Probably because they broke up while I was still in grade school. Although they've had at least one reunion tour and made a few more albums in recent years, the majority of work for which these guys are known was produced in the late '60s and early '70s.
For those of you who are as much in the dark as I was, the Firesign Theatre were/are Peter Bergman, David Ossman, Phil Proctor and Phil Austin. In the mid-'60s, they put together a three-hour radio program on KPFK, an FM station broadcasting from Los Angeles; "Radio Free Oz" was extremely freeform, a combination of gonzo radio interviews and weird comedy sketches. As their popularity in L.A. grew, they tried their collective hand at LP recordings—most of the material on Shoes for Industry!, including the Nick Danger show, comes from their early albums. Popularity, unfortunately, went to their heads; the Firesigns split up in 1973 without Yoko Ono ever rearing her fearsome noggin.

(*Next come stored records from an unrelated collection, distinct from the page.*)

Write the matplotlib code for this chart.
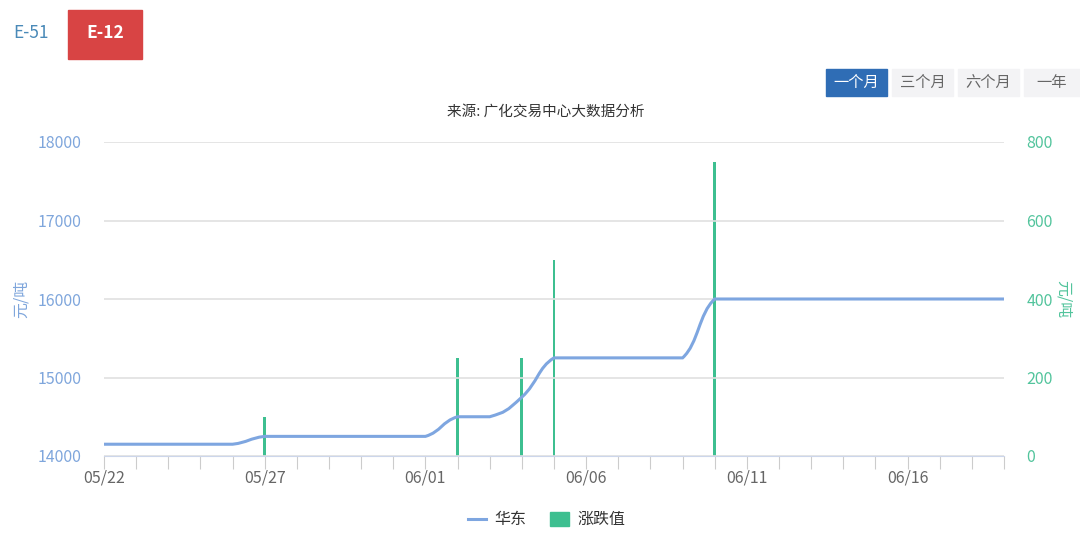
import numpy as np
import matplotlib.pyplot as plt
from matplotlib.path import Path
from matplotlib.patches import PathPatch, Rectangle

plt.rcParams['font.family'] = ['Noto Sans CJK SC', 'DejaVu Sans']

# data
dates = ['05/22', '05/23', '05/24', '05/25', '05/26', '05/27', '05/28', '05/29',
         '05/30', '05/31', '06/01', '06/02', '06/03', '06/04', '06/05', '06/06',
         '06/07', '06/08', '06/09', '06/10', '06/11', '06/12', '06/13', '06/14',
         '06/15', '06/16', '06/17', '06/18', '06/19']
huadong = [14150, 14150, 14150, 14150, 14150, 14250, 14250, 14250,
           14250, 14250, 14250, 14500, 14500, 14750, 15250, 15250,
           15250, 15250, 15250, 16000, 16000, 16000, 16000, 16000,
           16000, 16000, 16000, 16000, 16000]
change = [0, 0, 0, 0, 0, 100, 0, 0,
          0, 0, 0, 250, 0, 250, 500, 0,
          0, 0, 0, 750, 0, 0, 0, 0,
          0, 0, 0, 0, 0]

line_c = '#7ea6e0'
bar_c = '#3dbf90'
left_c = '#7fa6dc'
right_c = '#52c49c'

fig = plt.figure(figsize=(10.8, 5.36), dpi=100)
ax = fig.add_axes([104/1080, 1-456/536, 900/1080, 314/536])
ax2 = ax.twinx()

x = np.arange(len(dates))

# smooth line like echarts (bezier through points, clamped)
y = np.array(huadong, dtype=float)
sm = 0.5
verts = [(x[0], y[0])]
codes = [Path.MOVETO]
def ctrl(i):
    p = np.array([x[i], y[i]])
    prev = np.array([x[max(i-1, 0)], y[max(i-1, 0)]])
    nxt = np.array([x[min(i+1, len(x)-1)], y[min(i+1, len(x)-1)]])
    v = (nxt - prev) * sm * 0.5
    c0 = p - v
    c1 = p + v
    c0[1] = np.clip(c0[1], min(prev[1], p[1]), max(prev[1], p[1]))
    c1[1] = np.clip(c1[1], min(nxt[1], p[1]), max(nxt[1], p[1]))
    return c0, c1
for i in range(len(x)-1):
    _, a = ctrl(i)
    b, _ = ctrl(i+1)
    verts += [tuple(a), tuple(b), (x[i+1], y[i+1])]
    codes += [Path.CURVE4]*3
ax.add_patch(PathPatch(Path(verts, codes), fill=False, ec=line_c, lw=2.2, zorder=3))

ax2.bar(x, change, width=0.09, color=bar_c, zorder=4)

ax.set_xlim(0, len(x)-1)
ax.set_ylim(14000, 18000)
ax2.set_ylim(0, 800)
ax.set_yticks(range(14000, 18001, 1000))
ax2.set_yticks(range(0, 801, 200))
ax.grid(axis='y', color='#e0e0e0', lw=1.2)
ax.set_axisbelow(True)
ax.set_zorder(ax2.get_zorder()+1)
ax.patch.set_visible(False)

for a in (ax, ax2):
    for s in a.spines.values():
        s.set_visible(False)
ax.spines['bottom'].set_visible(True)
ax.spines['bottom'].set_color('#ccd6eb')

ax.set_xticks(x)
ax.set_xticklabels([d if i % 5 == 0 else '' for i, d in enumerate(dates)])
ax.tick_params(axis='x', length=9, color='#cccccc', labelsize=11.5, labelcolor='#666666', pad=1)
ax.tick_params(axis='y', length=0, labelsize=11.5, labelcolor=left_c, pad=16)
ax2.tick_params(axis='y', length=0, labelsize=11.5, labelcolor=right_c, pad=16)
ax2.tick_params(axis='x', length=0)

ax.set_ylabel('元/吨', color=left_c, fontsize=11.5, labelpad=6)
ax2.set_ylabel('元/吨', color=right_c, fontsize=11.5, rotation=-90, labelpad=14)

fig.text(546/1080, 1-112/536, '来源: 广化交易中心大数据分析', ha='center', va='center',
         fontsize=10.5, color='#333333')

# top tabs
fig.text(31/1080, 1-33/536, 'E-51', ha='center', va='center', fontsize=12.5, color='#4a8ab8')
fig.patches.append(Rectangle((68/1080, 1-59/536), 74/1080, 49/536, transform=fig.transFigure,
                             color='#d84444', zorder=0))
fig.text(105/1080, 1-33/536, 'E-12', ha='center', va='center', fontsize=12.5,
         color='white', fontweight='bold')

btns = ['一个月', '三个月', '六个月', '一年']
bx = [826, 892, 958, 1024]
bw = [61, 61, 61, 56]
for i, (t, xx, w) in enumerate(zip(btns, bx, bw)):
    fc = '#2f6db5' if i == 0 else '#f3f3f5'
    tc = 'white' if i == 0 else '#666666'
    fig.patches.append(Rectangle((xx/1080, 1-96/536), w/1080, 27/536, transform=fig.transFigure,
                                 color=fc, zorder=0))
    fig.text((xx + w/2)/1080, 1-82.5/536, t, ha='center', va='center', fontsize=11, color=tc)

# legend
fig.lines.append(plt.Line2D([468/1080, 486/1080], [1-519/536]*2, color=line_c, lw=2.2,
                            transform=fig.transFigure))
fig.text(494/1080, 1-519/536, '华东', ha='left', va='center', fontsize=11.5, color='#333333')
fig.patches.append(Rectangle((550/1080, 1-526/536), 19/1080, 14/536, transform=fig.transFigure,
                             color=bar_c))
fig.text(577/1080, 1-519/536, '涨跌值', ha='left', va='center', fontsize=11.5, color='#333333')

fig.savefig('out.png', dpi=100)
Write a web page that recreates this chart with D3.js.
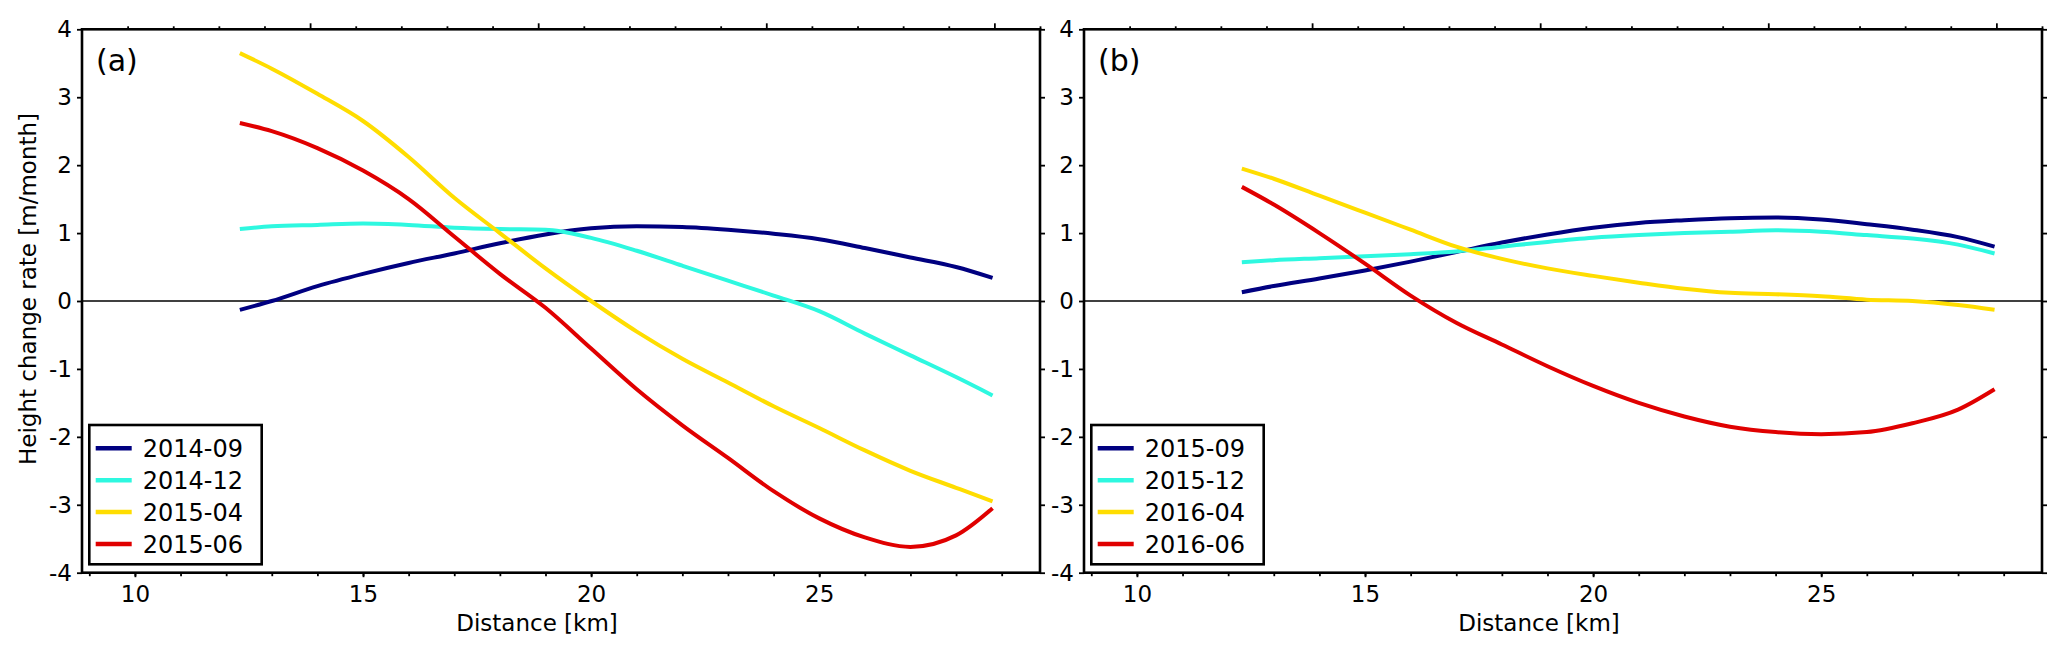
<!DOCTYPE html>
<html>
<head>
<meta charset="utf-8">
<script src="https://cdn.jsdelivr.net/npm/d3@7"></script>
<style>
  body { margin: 0; background: #fff; }
  text { font-family: "DejaVu Sans", sans-serif; fill: #000; }
</style>
</head>
<body>
<div id="chart"></div>
<script>
// Distance along profile (km), shared by all series
const distanceKm = [12.3, 13, 14, 15, 16, 17, 18, 19, 20, 21, 22, 23, 24, 25, 26, 27, 28, 28.8];

// Panel (a) height change rates [m/month]
const rate201409 = [-0.13, 0.0, 0.22, 0.40, 0.56, 0.70, 0.85, 0.98, 1.07, 1.10, 1.09, 1.05, 0.99, 0.91, 0.78, 0.64, 0.50, 0.34];
const rate201412 = [1.06, 1.10, 1.12, 1.14, 1.12, 1.08, 1.06, 1.05, 0.93, 0.74, 0.52, 0.30, 0.08, -0.15, -0.48, -0.80, -1.12, -1.39];
const rate201504 = [3.65, 3.42, 3.05, 2.65, 2.12, 1.52, 1.00, 0.48, 0.0, -0.45, -0.85, -1.20, -1.55, -1.87, -2.20, -2.50, -2.75, -2.95];
const rate201506 = [2.62, 2.50, 2.25, 1.92, 1.50, 0.95, 0.40, -0.10, -0.70, -1.30, -1.83, -2.31, -2.80, -3.20, -3.48, -3.62, -3.45, -3.05];

// Panel (b) height change rates [m/month]
const rate201509 = [0.13, 0.22, 0.33, 0.45, 0.58, 0.72, 0.86, 0.98, 1.08, 1.15, 1.19, 1.22, 1.23, 1.20, 1.13, 1.05, 0.94, 0.80];
const rate201512 = [0.57, 0.60, 0.63, 0.66, 0.69, 0.73, 0.80, 0.87, 0.93, 0.97, 1.00, 1.02, 1.04, 1.02, 0.97, 0.92, 0.83, 0.70];
const rate201604 = [1.95, 1.80, 1.55, 1.30, 1.05, 0.80, 0.62, 0.48, 0.37, 0.27, 0.18, 0.12, 0.10, 0.07, 0.02, 0.0, -0.06, -0.13];
const rate201606 = [1.68, 1.42, 1.00, 0.55, 0.08, -0.32, -0.64, -0.96, -1.25, -1.50, -1.70, -1.85, -1.93, -1.96, -1.93, -1.80, -1.60, -1.30];

const seriesColors = ["#000080", "#2ef8e0", "#ffdd00", "#e00000"];
const yTickValues = [-4, -3, -2, -1, 0, 1, 2, 3, 4];
const xMajorTicks = [10, 15, 20, 25];
const xMinorTicks = d3.range(9, 30);

const panels = [
  { label: "(a)", left: 82,   names: ["2014-09", "2014-12", "2015-04", "2015-06"], values: [rate201409, rate201412, rate201504, rate201506] },
  { label: "(b)", left: 1084, names: ["2015-09", "2015-12", "2016-04", "2016-06"], values: [rate201509, rate201512, rate201604, rate201606] }
];

// Layout
const width = 2067;
const height = 652;
const plotW = 958;
const plotTop = 29.3;
const plotBottom = 572.7;

const svg = d3.select("#chart")
  .append("svg")
    .attr("width", width)
    .attr("height", height);

const y = d3.scaleLinear().domain([-4, 4]).range([plotBottom, plotTop]);

// top axis ticks sit on a shifted grid (majors at 13.84 + 5k)
const topTicks = d3.range(-4, 17).map(k => ({ v: 13.84 + k, major: k % 5 === 0 }));

// y label (shared, left of panel a)
svg.append("text")
  .attr("transform", "translate(36,289) rotate(-90)")
  .attr("text-anchor", "middle")
  .style("font-size", "23px")
  .text("Height change rate [m/month]");

panels.forEach(p => {
  const x = d3.scaleLinear().domain([8.84, 29.84]).range([p.left, p.left + plotW]);
  const g = svg.append("g");

  // zero line
  g.append("line")
    .attr("x1", p.left).attr("x2", p.left + plotW)
    .attr("y1", y(0)).attr("y2", y(0))
    .attr("stroke", "#000")
    .attr("stroke-width", 1.6);

  // series
  const line = d3.line()
    .x((d, i) => x(distanceKm[i]))
    .y(d => y(d))
    .curve(d3.curveMonotoneX);

  p.values.forEach((vals, i) => {
    g.append("path")
      .datum(vals)
      .attr("d", line)
      .attr("fill", "none")
      .attr("stroke", seriesColors[i])
      .attr("stroke-width", 4)
      .attr("stroke-linejoin", "round");
  });

  // bottom axis
  g.append("g")
    .attr("transform", `translate(0,${plotBottom})`)
    .call(d3.axisBottom(x).tickValues(xMinorTicks).tickSize(3.5).tickFormat(""));
  const bottomMajor = g.append("g")
    .attr("transform", `translate(0,${plotBottom})`)
    .call(d3.axisBottom(x).tickValues(xMajorTicks).tickSize(4.5));
  bottomMajor.selectAll("text")
    .attr("dy", null)
    .attr("y", 29)
    .style("font-size", "23px");

  // top axis
  g.append("g")
    .attr("transform", `translate(0,${plotTop})`)
    .call(d3.axisTop(x).tickValues(topTicks.filter(t => !t.major).map(t => t.v)).tickSize(3).tickFormat(""));
  g.append("g")
    .attr("transform", `translate(0,${plotTop})`)
    .call(d3.axisTop(x).tickValues(topTicks.filter(t => t.major).map(t => t.v)).tickSize(6).tickFormat(""));

  // left axis (plain hyphen minus like the original)
  const leftAx = g.append("g")
    .attr("transform", `translate(${p.left},0)`)
    .call(d3.axisLeft(y).tickValues(yTickValues).tickSize(5).tickPadding(5).tickFormat(d => String(d)));
  leftAx.selectAll("text").style("font-size", "23px");

  // right axis
  g.append("g")
    .attr("transform", `translate(${p.left + plotW},0)`)
    .call(d3.axisRight(y).tickValues(yTickValues).tickSize(5).tickFormat(""));

  g.selectAll(".domain").remove();
  g.selectAll(".tick line").attr("stroke", "#000").attr("stroke-width", 1.8);

  // frame
  g.append("rect")
    .attr("x", p.left).attr("y", plotTop)
    .attr("width", plotW).attr("height", plotBottom - plotTop)
    .attr("fill", "none")
    .attr("stroke", "#000")
    .attr("stroke-width", 2.6);

  // panel label
  g.append("text")
    .attr("x", p.left + 14)
    .attr("y", 71)
    .style("font-size", "30px")
    .text(p.label);

  // x label
  g.append("text")
    .attr("x", p.left + 455)
    .attr("y", 630.7)
    .attr("text-anchor", "middle")
    .style("font-size", "23px")
    .text("Distance [km]");

  // legend
  const legend = g.append("g").attr("transform", `translate(${p.left + 7.3},425)`);
  legend.append("rect")
    .attr("width", 172.4)
    .attr("height", 139.3)
    .attr("fill", "#fff")
    .attr("stroke", "#000")
    .attr("stroke-width", 2.6);

  p.names.forEach((name, i) => {
    const row = legend.append("g").attr("transform", `translate(0,${23.3 + i * 31.9})`);
    row.append("line")
      .attr("x1", 6.4).attr("x2", 42.4)
      .attr("stroke", seriesColors[i])
      .attr("stroke-width", 4.5);
    row.append("text")
      .attr("x", 53.4)
      .attr("dy", "0.36em")
      .style("font-size", "24px")
      .text(name);
  });
});
</script>
</body>
</html>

If, like Britney Spears, you're now muttering "Who's Yoko Ono?" to yourself, this album will be a puzzler—the Firesign Theatre made a lot of pop culture references, not only from their own era of high counterculture, but from their childhoods in the '40s and '50s. Much of their stuff, at first listen, is like a convoluted inside joke which only people of a very specific demographic—over a certain age and/or relatively well-read—are likely to "get." But discovering the source material for some of these sketches can be an education in itself.
The following material is on Shoes for Industry!:
Disc 1
Temporarily Humboldt County
Beat The Reaper!
I Was A Cock-Teaser For Roosterama!
Ralph Spoilsport Motors
The American Pageant
The Chinchilla Show
The Further Adventures Of Nick Danger
Stab From The Past
Ersatz Bros. Coffee
"High School Madness!"
Napalmolive
Shoes For Industry!
40 Great Unclaimed Melodies!
Station Break
Disc 2
Forward Into The Past
The Holygram's Song (Back From The Shadows Again)
The Breaking Of The President
Deputy Dan Has No Friends
La Bomba Shelter
Young Guy, Motor Detective
Toad Away
Not Quite The Solution He Expected
Bear Whiz Beer
Happy Hour News
The Golden Hind
The Army Training Film
Police Street
Communist Love Song
C'mon Jesus
Nasi Goring
Give Up This Day
One of the only problems I have with Shoes for Industry! has to do with the nature of compilation albums. Most of the Firesigns' material was composed specifically for the LP format; as such, when the various sketches are torn free of their mooring material and presented alone, they don't have as much punch as they did in the original albums. (Case in point: during the middle of his adventure, Nick Danger wonders aloud "Didn't I say that on the other side of the record?" and proceeds to listen to the opposite side of the LP—of course, it's all backwards, so he thinks they're "speaking Chinese." It's a clever bit, but it doesn't translate well to a CD compilation.) Also, having come from a time when political correctness was in its nascency, these guys don't pull punches—there are occasional bad words and minority references that may offend, so be warned.
If you're a child of the '60s, into goofy free-form comedy, or you're just insane enough to trust any recommendation I make (heh heh, the power, THE RAW POWER!!!), Shoes for Industry! isn't a bad way to introduce yourself to the psychedelic brain candy of the Firesign Theatre.
This review has been brought to you by Fantastic Cigarettes ("long in the leaf and short in the can"), Loostner's Castor Oil Flakes (with real Glycerine Vibrafoam) and Napalmolive (endorsed by Sgt. Sphincter of the Dirt Patrol). And, of course, Jim Wright. Thanks, Jim.